Although we affirm the trial court, we do not suggest that the City was necessarily required to make formal findings that Housing Element policies are outweighed by competing policies favoring the Project.  Nor do we hold that such a decision would necessarily conflict with the General Plan.  Rather, we affirm the trial court’s judgment because we cannot defer to the City’s “weigh[ing] and balanc[ing] [of] the [General] [P]lan’s policies” where there is no indication the City weighed and balanced all applicable policies.”  (citation omitted.)

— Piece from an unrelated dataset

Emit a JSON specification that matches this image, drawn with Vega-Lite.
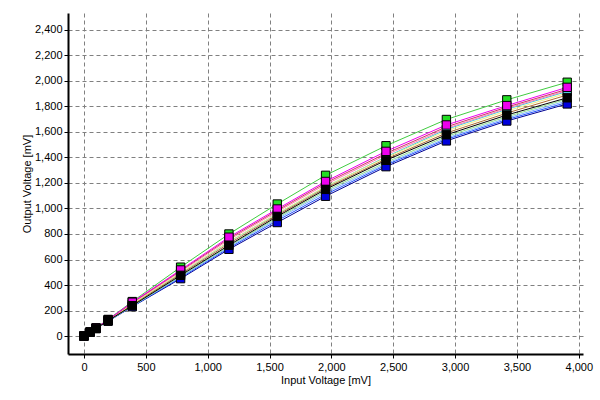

Conclusion and Implications

While the Class 32 infill exemption can be a very useful CEQA compliance tool for some development projects, it has its limits and requires proper documentation and evidentiary support, as illustrated by this case.  The exemption’s inclusion of a general plan consistency element makes for an interesting interplay of standards of judicial review, but as the Court held here, the agency can avail itself of the extremely deferential standard applied to general plan consistency determinations relevant to that element only if the record reflects that it actually considered and balanced all applicable policies and made a consistency determination.  To avoid risking the fate suffered by the City and hotel developer here, a lead agency attempting to utilize the infill exemption should not rely on implied findings, should take care to expressly address and consider all general plan policies that opponents raise in the administrative proceedings as being inconsistent with project approval, and should also make an express consistency finding to facilitate judicial review.

DISCLAIMER: Because of the generality of this update, the information provided herein may not be applicable in all situations and should not be acted upon without specific legal advice based on particular situations.